[start]

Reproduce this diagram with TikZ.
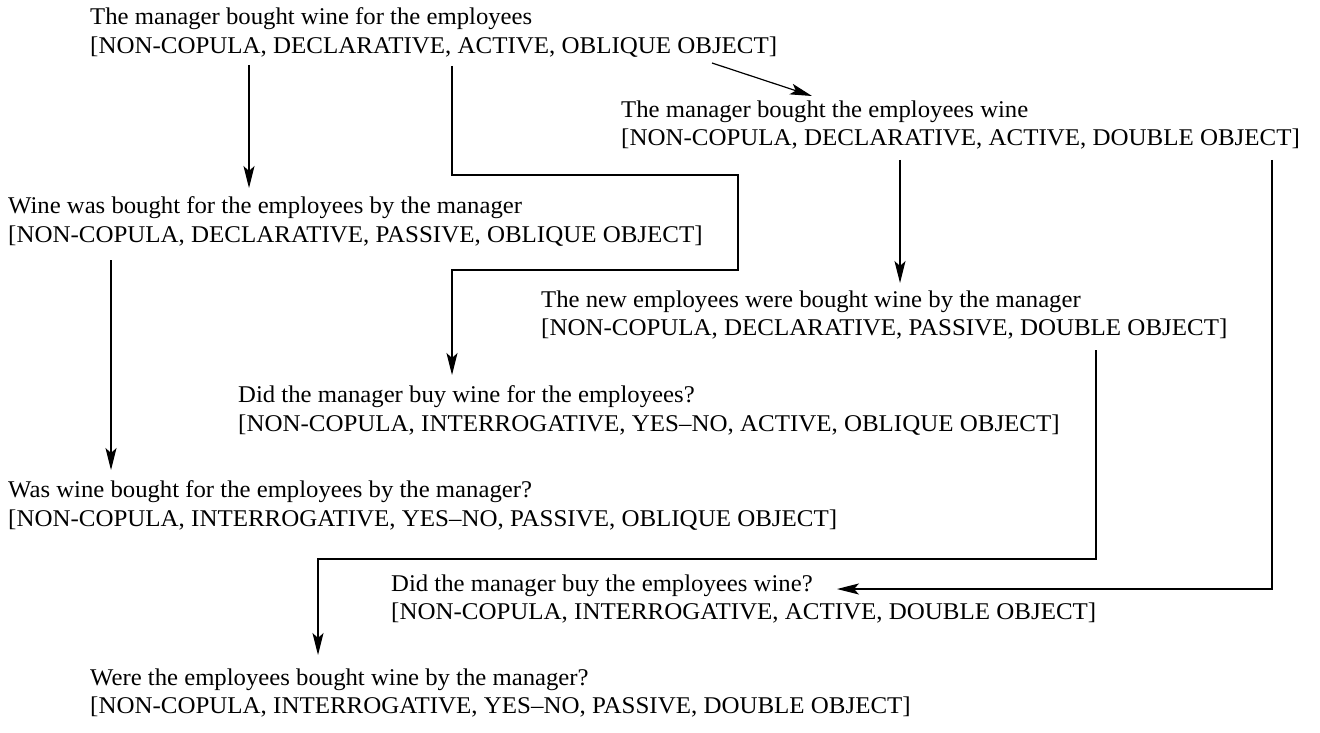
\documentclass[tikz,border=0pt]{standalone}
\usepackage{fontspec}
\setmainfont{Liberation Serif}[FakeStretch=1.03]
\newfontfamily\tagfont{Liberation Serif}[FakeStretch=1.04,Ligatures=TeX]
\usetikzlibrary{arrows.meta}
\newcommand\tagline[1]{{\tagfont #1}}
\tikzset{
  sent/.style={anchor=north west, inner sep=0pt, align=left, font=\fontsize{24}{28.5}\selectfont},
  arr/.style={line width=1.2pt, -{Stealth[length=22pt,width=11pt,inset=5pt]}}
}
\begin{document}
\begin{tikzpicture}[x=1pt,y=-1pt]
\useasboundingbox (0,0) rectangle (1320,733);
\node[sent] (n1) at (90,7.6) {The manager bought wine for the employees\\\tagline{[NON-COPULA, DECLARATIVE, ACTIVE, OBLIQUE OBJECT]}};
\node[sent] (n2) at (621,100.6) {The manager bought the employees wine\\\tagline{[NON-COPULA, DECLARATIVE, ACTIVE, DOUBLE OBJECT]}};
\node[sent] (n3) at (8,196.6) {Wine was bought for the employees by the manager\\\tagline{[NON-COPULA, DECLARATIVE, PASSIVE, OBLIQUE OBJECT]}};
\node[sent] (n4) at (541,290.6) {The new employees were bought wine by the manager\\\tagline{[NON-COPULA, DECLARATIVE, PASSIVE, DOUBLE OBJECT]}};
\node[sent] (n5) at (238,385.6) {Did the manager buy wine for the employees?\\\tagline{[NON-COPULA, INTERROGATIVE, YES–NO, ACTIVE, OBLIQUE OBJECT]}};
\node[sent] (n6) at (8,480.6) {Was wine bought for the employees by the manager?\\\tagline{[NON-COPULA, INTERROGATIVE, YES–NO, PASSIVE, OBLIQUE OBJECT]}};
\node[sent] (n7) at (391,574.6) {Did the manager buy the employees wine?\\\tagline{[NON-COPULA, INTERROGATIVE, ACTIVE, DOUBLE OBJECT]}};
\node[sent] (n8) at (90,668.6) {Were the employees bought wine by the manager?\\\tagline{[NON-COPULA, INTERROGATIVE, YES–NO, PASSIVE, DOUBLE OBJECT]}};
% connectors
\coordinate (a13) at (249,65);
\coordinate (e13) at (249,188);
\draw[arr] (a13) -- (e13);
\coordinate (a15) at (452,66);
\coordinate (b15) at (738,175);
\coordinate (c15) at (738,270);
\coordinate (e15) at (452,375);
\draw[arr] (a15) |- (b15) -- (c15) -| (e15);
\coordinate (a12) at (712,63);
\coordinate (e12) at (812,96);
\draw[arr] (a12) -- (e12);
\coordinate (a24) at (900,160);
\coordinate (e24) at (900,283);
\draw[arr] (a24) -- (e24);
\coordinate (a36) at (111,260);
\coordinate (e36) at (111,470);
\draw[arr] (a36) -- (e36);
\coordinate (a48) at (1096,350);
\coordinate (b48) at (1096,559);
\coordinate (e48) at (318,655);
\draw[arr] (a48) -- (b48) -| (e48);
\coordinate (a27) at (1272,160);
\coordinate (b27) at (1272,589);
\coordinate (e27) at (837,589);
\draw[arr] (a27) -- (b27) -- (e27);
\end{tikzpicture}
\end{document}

[end]

WHAT TO PRODUCE
Omit the pictures and reproduce the listing exactly.

TASK OUTPUT
Reproduce this diagram with TikZ.
\documentclass[tikz,border=0pt]{standalone}
\usepackage{fontspec}
\setmainfont{Liberation Serif}[FakeStretch=1.03]
\newfontfamily\tagfont{Liberation Serif}[FakeStretch=1.04,Ligatures=TeX]
\usetikzlibrary{arrows.meta}
\newcommand\tagline[1]{{\tagfont #1}}
\tikzset{
  sent/.style={anchor=north west, inner sep=0pt, align=left, font=\fontsize{24}{28.5}\selectfont},
  arr/.style={line width=1.2pt, -{Stealth[length=22pt,width=11pt,inset=5pt]}}
}
\begin{document}
\begin{tikzpicture}[x=1pt,y=-1pt]
\useasboundingbox (0,0) rectangle (1320,733);
\node[sent] (n1) at (90,7.6) {The manager bought wine for the employees\\\tagline{[NON-COPULA, DECLARATIVE, ACTIVE, OBLIQUE OBJECT]}};
\node[sent] (n2) at (621,100.6) {The manager bought the employees wine\\\tagline{[NON-COPULA, DECLARATIVE, ACTIVE, DOUBLE OBJECT]}};
\node[sent] (n3) at (8,196.6) {Wine was bought for the employees by the manager\\\tagline{[NON-COPULA, DECLARATIVE, PASSIVE, OBLIQUE OBJECT]}};
\node[sent] (n4) at (541,290.6) {The new employees were bought wine by the manager\\\tagline{[NON-COPULA, DECLARATIVE, PASSIVE, DOUBLE OBJECT]}};
\node[sent] (n5) at (238,385.6) {Did the manager buy wine for the employees?\\\tagline{[NON-COPULA, INTERROGATIVE, YES–NO, ACTIVE, OBLIQUE OBJECT]}};
\node[sent] (n6) at (8,480.6) {Was wine bought for the employees by the manager?\\\tagline{[NON-COPULA, INTERROGATIVE, YES–NO, PASSIVE, OBLIQUE OBJECT]}};
\node[sent] (n7) at (391,574.6) {Did the manager buy the employees wine?\\\tagline{[NON-COPULA, INTERROGATIVE, ACTIVE, DOUBLE OBJECT]}};
\node[sent] (n8) at (90,668.6) {Were the employees bought wine by the manager?\\\tagline{[NON-COPULA, INTERROGATIVE, YES–NO, PASSIVE, DOUBLE OBJECT]}};
% connectors
\coordinate (a13) at (249,65);
\coordinate (e13) at (249,188);
\draw[arr] (a13) -- (e13);
\coordinate (a15) at (452,66);
\coordinate (b15) at (738,175);
\coordinate (c15) at (738,270);
\coordinate (e15) at (452,375);
\draw[arr] (a15) |- (b15) -- (c15) -| (e15);
\coordinate (a12) at (712,63);
\coordinate (e12) at (812,96);
\draw[arr] (a12) -- (e12);
\coordinate (a24) at (900,160);
\coordinate (e24) at (900,283);
\draw[arr] (a24) -- (e24);
\coordinate (a36) at (111,260);
\coordinate (e36) at (111,470);
\draw[arr] (a36) -- (e36);
\coordinate (a48) at (1096,350);
\coordinate (b48) at (1096,559);
\coordinate (e48) at (318,655);
\draw[arr] (a48) -- (b48) -| (e48);
\coordinate (a27) at (1272,160);
\coordinate (b27) at (1272,589);
\coordinate (e27) at (837,589);
\draw[arr] (a27) -- (b27) -- (e27);
\end{tikzpicture}
\end{document}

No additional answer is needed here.